In three months from now, I will turn 24 and it is freaking the hell out of me. As much as I force myself to think that it will be just another year for me, I know that it is far from true. I am sure that turning 24 is a big deal everywhere, but the country I am in has made it all the more difficult for me.
Before this starts sounding like a rant, let me tell you why turning 24 for me, a woman living in India, is not easy:
1. I am neither in the below 23 ‘cool’ age group, nor in the above 25 ‘responsible’ one. This feeling of being caught in-between is not fun at all.
2. The ‘grown up world’ is scary and I feel I am not ready for it yet.
3. I have a job, but a promising career? Not so sure.
4. Half my friends are married already and the other half are set to tie the knot this year.
5. One of them even has a baby and would you believe that woman is younger than me!
The thought of having another human inside me is just so scary!
6. If that wasn’t enough, my neighbour’s weird daughter just got engaged to a super-talented, tall, dark and handsome guy.
I am no less weird, but she eats chocolate with salt. Yes, salt!
7. And here I am, hopelessly single, still figuring out how relationships work.
And the only thing I have figured out so far is that I suck at them.
8. The cute guys are all too young for me, and the hot ones are too old.
9. I have loved and lost and can’t afford to do it again.
10. ‘Society’ wants me to do a lot of things – get married, pump out babies and be a ‘good girl’, and the pressure is killing me.
11. I am nowhere close to my dream body weight.

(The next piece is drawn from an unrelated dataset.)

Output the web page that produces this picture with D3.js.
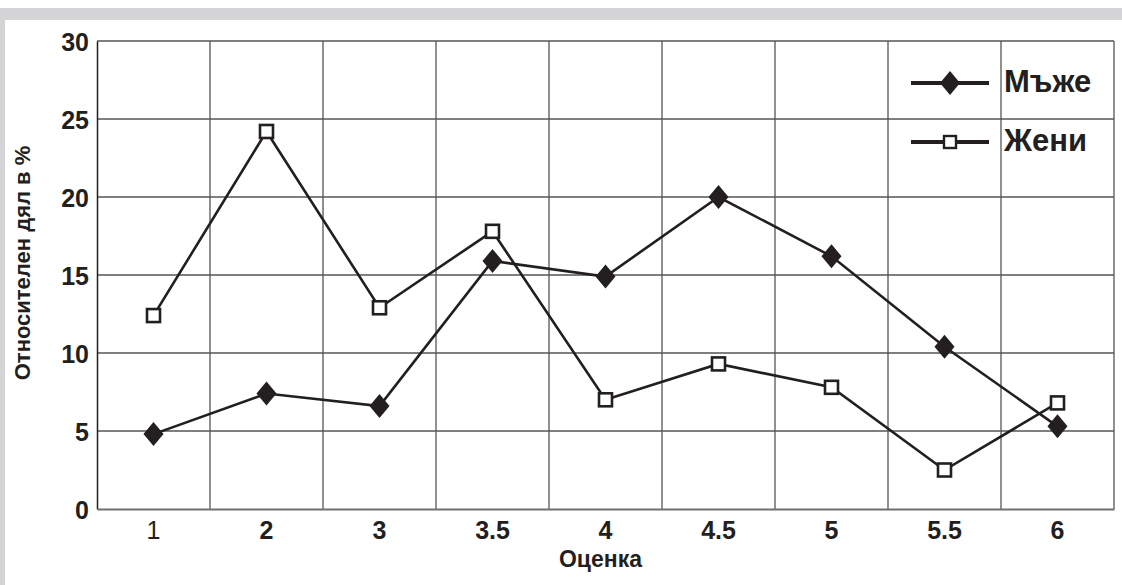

12. If I invite friends over for meal that I cooked, they’ll never visit me again.
13. I just can’t seem to save up no matter how hard I try.
14. And the bills are never ending.
15. Before I realised it, I was already knee-deep in debt!
16. I have no clue what happened to the ‘friends’ I had a year ago.
17. Talking about friends, I still can’t stop obsessing over the TV show F.R.I.E.N.D.S like some college kid.
18. I am getting wrinkles. Yes, wrinkles! Wow. Am I really ageing!?
19. My body is not half as active as it was when I was 18.
20. The kids today are too smart for me and here I am, trying to make sense of this complicated life.
21. I have not travelled to even half the places on my checklist.
22. My room is a mess. It has been like this for 23 years. When will I ever become responsible?
23. I haven’t done anything for my country, or even my neighbourhood.
24. For that matter, I am yet to do anything for my parents and grandparents.
25. I don’t understand a thing about taxes and hate to part with some of my salary every month because of this.
26. I can’t depend on my parents for money anymore.
27. I still can’t decide whether I should go with white and golden or blue and black.
28. I am nowhere close to ‘the plan.’
Like I said, I am turning 24 soon and it’s scaring the living daylights out of me. Every time I think about it, I panic.
But then again, I suppose that’s how things work. Like they say, life is a lesson, you learn when you live. And things have gone pretty smoothly for these 23 years so I am guessing that will continue.
And as much as it scares me, the anticipation makes it thrilling. In a weird way, it is exciting to wonder what the future holds for me.